The British Museum has faced a separate crisis over missing, stolen and damaged objects, with about 2,000 items believed to have been affected. The episode exposed weaknesses in internal controls, record keeping and escalation mechanisms. The museum has since moved to accelerate digitisation of its collection, but MPs said the wider sector needed a more systematic approach to security, not only institution-by-institution learning after failures occur.
The committee said DCMS was over-reliant on the autonomy of museums and galleries, despite providing nearly half of their income through grant-in-aid. The 15 sponsored institutions received £484 million in grant-in-aid in 2024-25, about a quarter of the department’s overall spending. Self-generated income reached £563 million in the same year, a 53 per cent real-terms rise since 2021-22, driven by exhibitions, retail, venue hire, hospitality and other commercial activity.
Financial improvement has not removed underlying fragility. Visitor numbers remain below pre-pandemic levels, while staff, energy, maintenance and storage costs have risen. Government funding has fallen by 16 per cent in real terms since emergency pandemic support ended, leaving institutions under pressure to expand commercial activity without weakening public access to permanent collections.
MPs also criticised gaps in performance monitoring. They said the department did not have a clear enough picture of whether museums and galleries were delivering value for taxpayers, or how they were contributing to broader cultural and social outcomes set by ministers. The committee called for clear metrics within six months, including consequences for institutions that fail to meet expectations.
Cybersecurity is increasingly linked to these financial and governance pressures. Museums and galleries must protect digital infrastructure while investing in conservation, estates, staffing and access. Many also depend on external suppliers for ticketing, payments, cloud services and specialist systems, making supply-chain risk a growing concern. The government’s wider cyber action plan for public bodies aims to strengthen resilience by 2030, but the committee’s report suggests cultural institutions need more targeted support before the next major incident.

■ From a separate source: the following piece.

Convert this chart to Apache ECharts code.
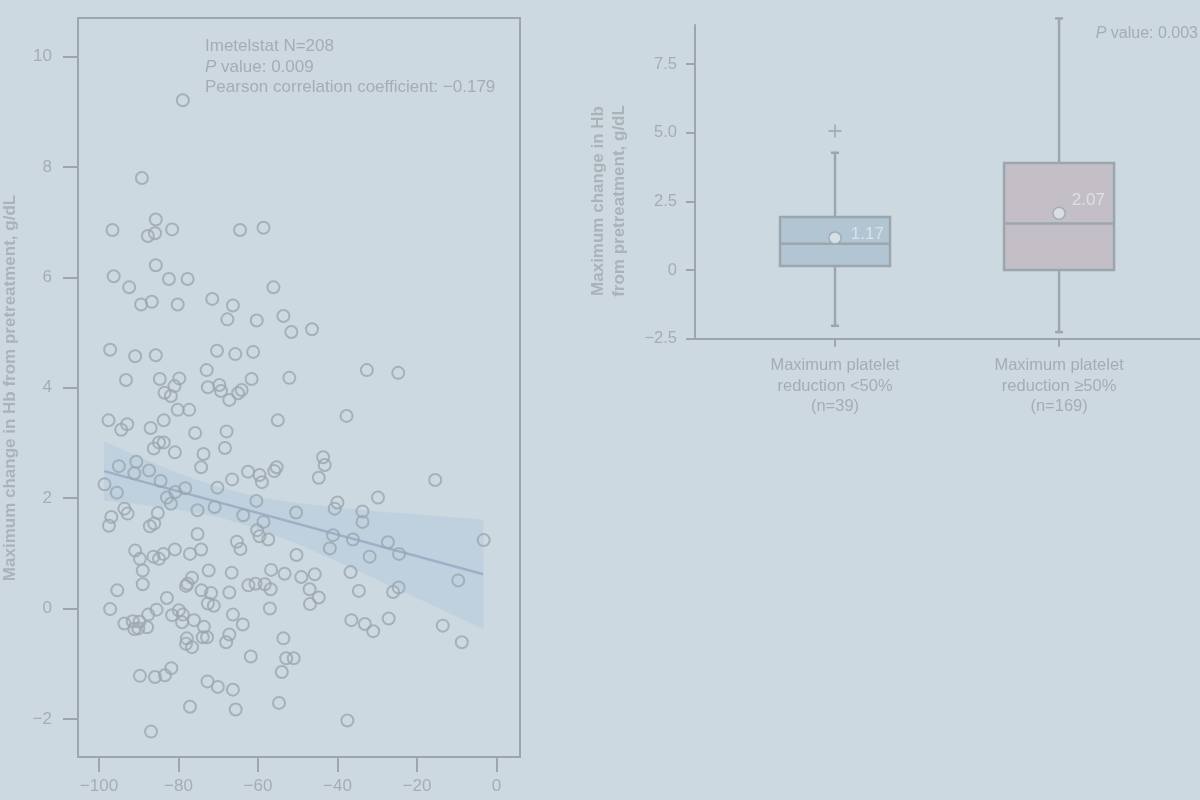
<!DOCTYPE html>
<html><head><meta charset="utf-8">
<script src="https://cdn.jsdelivr.net/npm/echarts@6/dist/echarts.min.js"></script>
<style>html,body{margin:0;padding:0;background:#cdd9e0}#c{width:1200px;height:800px}</style>
</head><body><div id="c"></div>
<script>
// ---- Left panel: scatter of max platelet reduction (%) vs max change in Hb (g/dL)
const plateletReduction = [
-89.2,-85.7,-96.6,-87.7,-85.9,-81.6,-64.5,-58.6,-85.7,-96.3,-92.4,-82.4,-77.7,-56.1,-89.4,-86.7,-80.2,-71.5,-66.3,-67.7,
-60.3,-53.6,-51.6,-97.2,-90.9,-85.7,-70.3,-65.7,-61.2,-93.2,-84.7,-79.8,-81.0,-83.5,-81.9,-72.9,-72.6,-69.7,-69.3,-67.2,
-65.0,-64.1,-61.6,-52.1,-97.6,-94.4,-92.9,-87.0,-83.7,-80.2,-77.3,-75.8,-67.9,-55.0,-86.2,-84.9,-83.7,-80.9,-73.7,-68.3,
-74.3,-95.0,-90.6,-91.1,-87.4,-84.5,-98.6,-95.5,-80.8,-78.3,-82.9,-81.9,-70.2,-66.5,-62.5,-59.6,-59.0,-55.9,-55.3,-60.4,
-96.9,-97.5,-93.6,-92.8,-85.2,-87.2,-86.1,-75.2,-70.9,-63.7,-58.6,-50.4,-75.2,-60.2,-59.6,-57.4,-65.3,-64.4,-90.9,-89.7,
-86.3,-84.9,-83.8,-80.9,-77.1,-74.3,-50.3,-89.0,-72.4,-66.6,-56.7,-53.3,-95.4,-89.0,-78.1,-77.7,-76.6,-74.2,-71.8,-67.2,
-62.4,-60.6,-58.3,-56.8,-82.9,-49.1,-37.7,-43.6,-43.2,-44.7,-15.4,-29.8,-40.0,-40.7,-33.7,-33.7,-41.1,-36.1,-27.3,-24.5,
-3.2,-41.9,-31.9,-45.7,-36.7,-9.6,-47.0,-44.7,-34.6,-26.0,-24.6,-97.2,-93.6,-91.5,-91.1,-89.8,-90.1,-87.9,-87.6,-85.5,
-81.6,-79.9,-78.9,-79.1,-76.1,-73.6,-73.9,-72.8,-77.9,-78.1,-76.6,-72.6,-71.1,-66.3,-63.8,-67.2,-68.0,-57.0,-53.6,-61.8,
-52.9,-51.0,-54.0,-89.7,-85.9,-83.4,-81.8,-72.7,-70.1,-66.3,-77.1,-65.6,-54.7,-86.9,-46.9,-36.5,-33.1,-31.0,-27.1,-13.5,
-8.7,-37.5,-78.9,-46.4,-32.6,-24.7
];
const hbChange = [
7.80,7.05,6.86,6.75,6.80,6.87,6.86,6.90,6.22,6.02,5.82,5.97,5.97,5.82,5.51,5.56,5.51,5.61,5.49,5.24,
5.22,5.30,5.01,4.69,4.57,4.59,4.67,4.61,4.65,4.14,4.16,4.17,4.03,3.91,3.85,4.32,4.01,4.05,3.94,3.78,
3.90,3.96,4.16,4.18,3.41,3.24,3.34,3.27,3.41,3.60,3.60,3.18,3.21,3.41,2.90,3.01,3.01,2.83,2.80,2.91,
2.56,2.58,2.66,2.45,2.50,2.31,2.25,2.10,2.11,2.18,2.01,1.90,2.19,2.34,2.48,2.42,2.29,2.49,2.56,1.95,
1.66,1.50,1.81,1.72,1.73,1.49,1.54,1.78,1.84,1.69,1.57,1.74,1.35,1.42,1.31,1.25,1.21,1.08,1.05,0.90,
0.94,0.90,0.99,1.07,0.99,1.07,0.97,0.69,0.69,0.65,0.70,0.63,0.33,0.44,0.41,0.45,0.56,0.33,0.28,0.29,
0.42,0.45,0.44,0.35,0.19,0.57,3.49,2.74,2.60,2.37,2.33,2.01,1.92,1.81,1.76,1.57,1.33,1.25,1.20,0.99,
1.24,1.09,0.94,0.62,0.66,0.51,0.35,0.20,0.32,0.30,0.38,-0.01,-0.27,-0.23,-0.37,-0.24,-0.36,-0.34,-0.11,-0.02,
-0.12,-0.03,-0.11,-0.25,-0.21,-0.33,-0.52,-0.52,-0.54,-0.64,-0.70,0.09,0.05,-0.11,-0.29,-0.47,-0.61,0.00,-0.54,-0.87,
-0.90,-0.90,-1.15,-1.22,-1.24,-1.21,-1.08,-1.32,-1.42,-1.47,-1.78,-1.83,-1.71,-2.23,0.08,-0.21,-0.28,-0.41,-0.18,-0.31,
-0.61,-2.03,9.21,5.06,4.32,4.27
];
const regLineX = [-98.7, -3.3];
const regLineY = [2.49, 0.62];
const bandX     = [-98.7, -90, -80, -70, -60, -50, -40, -30, -20, -10, -3.3];
const bandUpper = [3.03, 2.75, 2.45, 2.20, 2.02, 1.91, 1.83, 1.76, 1.71, 1.65, 1.61];
const bandLower = [1.95, 1.89, 1.79, 1.66, 1.44, 1.17, 0.85, 0.52, 0.19, -0.15, -0.37];
const scatterXTicks = [-100, -80, -60, -40, -20, 0];
const scatterYTicks = [-2, 0, 2, 4, 6, 8, 10];
const nPatients = 208;
const scatterP = '0.009';
const pearsonR = '\u22120.179';

// ---- Right panel: box plot
const boxCategories = ['Maximum platelet\nreduction <50%\n(n=39)', 'Maximum platelet\nreduction \u226550%\n(n=169)'];
const boxPos    = [1, 2];
const boxMin    = [-2.03, -2.26];
const boxQ1     = [0.15, 0.00];
const boxMedian = [0.96, 1.69];
const boxQ3     = [1.93, 3.90];
const boxMax    = [4.27, 9.16];
const boxMean   = [1.17, 2.07];
const outlierPos = [1];
const outlierVal = [5.06];
const boxYTicks = [-2.5, 0, 2.5, 5, 7.5];
const boxP = '0.003';

const GRAY = '#9ba6ae';
const TEXT = '#a4adb4';
const FONT = '"Liberation Sans", Arial, sans-serif';
const FS = 17;
const boxColors = ['#b2c5d3', '#c4bec6'];
const minus = v => String(v).replace('-', '\u2212');

const chart = echarts.init(document.getElementById('c'));

const boxData = boxPos.map((p, i) => [p, boxMin[i], boxQ1[i], boxMedian[i], boxQ3[i], boxMax[i]]);

function renderBox(params, api) {
  const x = api.value(0);
  const pMin = api.coord([x, api.value(1)]);
  const pQ1 = api.coord([x, api.value(2)]);
  const pMed = api.coord([x, api.value(3)]);
  const pQ3 = api.coord([x, api.value(4)]);
  const pMax = api.coord([x, api.value(5)]);
  const half = 55, cap = 4;
  const ls = { stroke: GRAY, lineWidth: 2.5 };
  const cx = pMed[0];
  return {
    type: 'group',
    children: [
      { type: 'line', shape: { x1: cx, y1: pMax[1], x2: cx, y2: pQ3[1] }, style: ls },
      { type: 'line', shape: { x1: cx, y1: pQ1[1], x2: cx, y2: pMin[1] }, style: ls },
      { type: 'line', shape: { x1: cx - cap, y1: pMax[1], x2: cx + cap, y2: pMax[1] }, style: ls },
      { type: 'line', shape: { x1: cx - cap, y1: pMin[1], x2: cx + cap, y2: pMin[1] }, style: ls },
      { type: 'rect', shape: { x: cx - half, y: pQ3[1], width: 2 * half, height: pQ1[1] - pQ3[1] },
        style: { fill: boxColors[params.dataIndex], stroke: GRAY, lineWidth: 2.5 } },
      { type: 'line', shape: { x1: cx - half, y1: pMed[1], x2: cx + half, y2: pMed[1] }, style: ls }
    ]
  };
}

function renderBand(params, api) {
  const pts = [];
  bandX.forEach((x, i) => pts.push(api.coord([x, bandUpper[i]])));
  for (let i = bandX.length - 1; i >= 0; i--) pts.push(api.coord([bandX[i], bandLower[i]]));
  return { type: 'polygon', shape: { points: pts }, style: { fill: 'rgba(176,200,222,0.45)' } };
}

const labelOffsets = [[0, -4], [0, -13]];
const labelDist = [9, 6];

const option = {
  backgroundColor: '#cdd9e0',
  animation: false,
  textStyle: { fontFamily: FONT },
  grid: [
    { left: 78, top: 18, width: 442, height: 739, show: true, borderColor: GRAY, borderWidth: 2, containLabel: false },
    { left: 695, top: 25, right: 0, height: 313.7, containLabel: false }
  ],
  xAxis: [
    { type: 'value', gridIndex: 0, min: -105.28, max: 5.94,
      axisLine: { show: false, onZero: false },
      axisTick: { show: true, length: 15, lineStyle: { color: GRAY, width: 2 }, customValues: scatterXTicks },
      axisLabel: { customValues: scatterXTicks, formatter: minus, color: TEXT, fontSize: FS, margin: 21, fontFamily: FONT },
      splitLine: { show: false } },
    { type: 'value', gridIndex: 1, min: 0.375, max: 2.629,
      axisLine: { show: true, onZero: false, lineStyle: { color: GRAY, width: 2 } },
      axisTick: { show: true, length: 8, lineStyle: { color: GRAY, width: 2 }, customValues: boxPos },
      axisLabel: { customValues: boxPos, formatter: v => boxCategories[Math.round(v) - 1], color: TEXT,
        fontSize: 16.5, lineHeight: 20.5, margin: 17, fontFamily: FONT },
      splitLine: { show: false } }
  ],
  yAxis: [
    { type: 'value', gridIndex: 0, min: -2.69, max: 10.70,
      axisLine: { show: false, onZero: false },
      axisTick: { show: true, length: 15, lineStyle: { color: GRAY, width: 2 }, customValues: scatterYTicks },
      axisLabel: { customValues: scatterYTicks, formatter: minus, color: TEXT, fontSize: FS, margin: 26, fontFamily: FONT },
      splitLine: { show: false } },
    { type: 'value', gridIndex: 1, min: -2.5, max: 8.92,
      axisLine: { show: true, onZero: false, lineStyle: { color: GRAY, width: 2 } },
      axisTick: { show: true, length: 9, lineStyle: { color: GRAY, width: 2 }, customValues: boxYTicks },
      axisLabel: { customValues: boxYTicks, formatter: v => v === 0 ? '0' : minus(v.toFixed(1)), color: TEXT,
        fontSize: 16.5, margin: 18, fontFamily: FONT },
      splitLine: { show: false } }
  ],
  series: [
    { type: 'custom', xAxisIndex: 0, yAxisIndex: 0, renderItem: renderBand, silent: true, z: 1,
      data: [[bandX[0], bandUpper[0]]] },
    { type: 'line', xAxisIndex: 0, yAxisIndex: 0, symbol: 'none', silent: true, z: 2,
      lineStyle: { color: '#9db0c6', width: 2.5 }, data: regLineX.map((x, i) => [x, regLineY[i]]) },
    { type: 'scatter', xAxisIndex: 0, yAxisIndex: 0, symbol: 'circle', symbolSize: 12, z: 3,
      itemStyle: { color: 'rgba(0,0,0,0)', borderColor: GRAY, borderWidth: 2 },
      data: plateletReduction.map((x, i) => [x, hbChange[i]]) },
    { type: 'custom', xAxisIndex: 1, yAxisIndex: 1, renderItem: renderBox, data: boxData,
      encode: { x: 0, y: [1, 2, 3, 4, 5] }, z: 2 },
    { type: 'scatter', xAxisIndex: 1, yAxisIndex: 1, symbol: 'circle', symbolSize: 12, z: 5,
      itemStyle: { color: '#dfe6ea', borderColor: GRAY, borderWidth: 1.5 },
      data: boxPos.map((p, i) => ({ value: [p, boxMean[i]],
        label: { show: true, position: 'right', distance: labelDist[i], offset: labelOffsets[i],
          formatter: boxMean[i].toFixed(2), color: '#e3e9ed', fontSize: FS, fontFamily: FONT } })) },
    { type: 'scatter', xAxisIndex: 1, yAxisIndex: 1, symbol: 'path://M-1,-7h2v14h-2z M-7,-1h14v2h-14z',
      symbolSize: 13, itemStyle: { color: GRAY }, z: 5,
      data: outlierPos.map((p, i) => [p, outlierVal[i]]) }
  ],
  graphic: [
    { type: 'text', x: 205, y: 46, style: { text: 'Imetelstat N=' + nPatients, fill: TEXT, fontSize: FS, fontFamily: FONT, verticalAlign: 'middle' } },
    { type: 'text', x: 205, y: 67, style: { text: '{i|P} value: ' + scatterP, fill: TEXT, fontSize: FS, fontFamily: FONT, verticalAlign: 'middle',
      rich: { i: { fontStyle: 'italic', fontSize: FS, fontFamily: FONT, fill: TEXT } } } },
    { type: 'text', x: 205, y: 87.5, style: { text: 'Pearson correlation coefficient: ' + pearsonR, fill: TEXT, fontSize: FS, fontFamily: FONT, verticalAlign: 'middle' } },
    { type: 'text', x: 1198, y: 34, style: { text: '{i|P} value: ' + boxP, fill: TEXT, fontSize: 16, fontFamily: FONT, align: 'right', verticalAlign: 'middle',
      rich: { i: { fontStyle: 'italic', fontSize: 16, fontFamily: FONT, fill: TEXT } } } },
    { type: 'text', x: 10, y: 388, rotation: Math.PI / 2, style: { text: 'Maximum change in Hb from pretreatment, g/dL',
      fill: '#a9b3ba', fontSize: FS, fontWeight: 'bold', fontFamily: FONT, align: 'center', verticalAlign: 'middle' } },
    { type: 'text', x: 598, y: 201, rotation: Math.PI / 2, style: { text: 'Maximum change in Hb',
      fill: '#a9b3ba', fontSize: FS, fontWeight: 'bold', fontFamily: FONT, align: 'center', verticalAlign: 'middle' } },
    { type: 'text', x: 619, y: 201, rotation: Math.PI / 2, style: { text: 'from pretreatment, g/dL',
      fill: '#a9b3ba', fontSize: FS, fontWeight: 'bold', fontFamily: FONT, align: 'center', verticalAlign: 'middle' } }
  ]
};
chart.setOption(option);
</script></body></html>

DCMS told MPs it was working with sponsored bodies on central advice for cyber-resilience, skills shortages and shared materials that could be used across arm’s-length bodies. It has also been bringing together chief digital information officers and security leads in new forums, and has allocated a small amount of departmental funding this year to support the work.
The committee said such steps did not yet amount to a strategic response. It urged the department to set out the concrete actions it and museums have taken, and are taking, to address cyber and physical security threats. MPs said confidentiality could be respected where necessary, but the department needed to show that learning from past incidents had translated into stronger controls.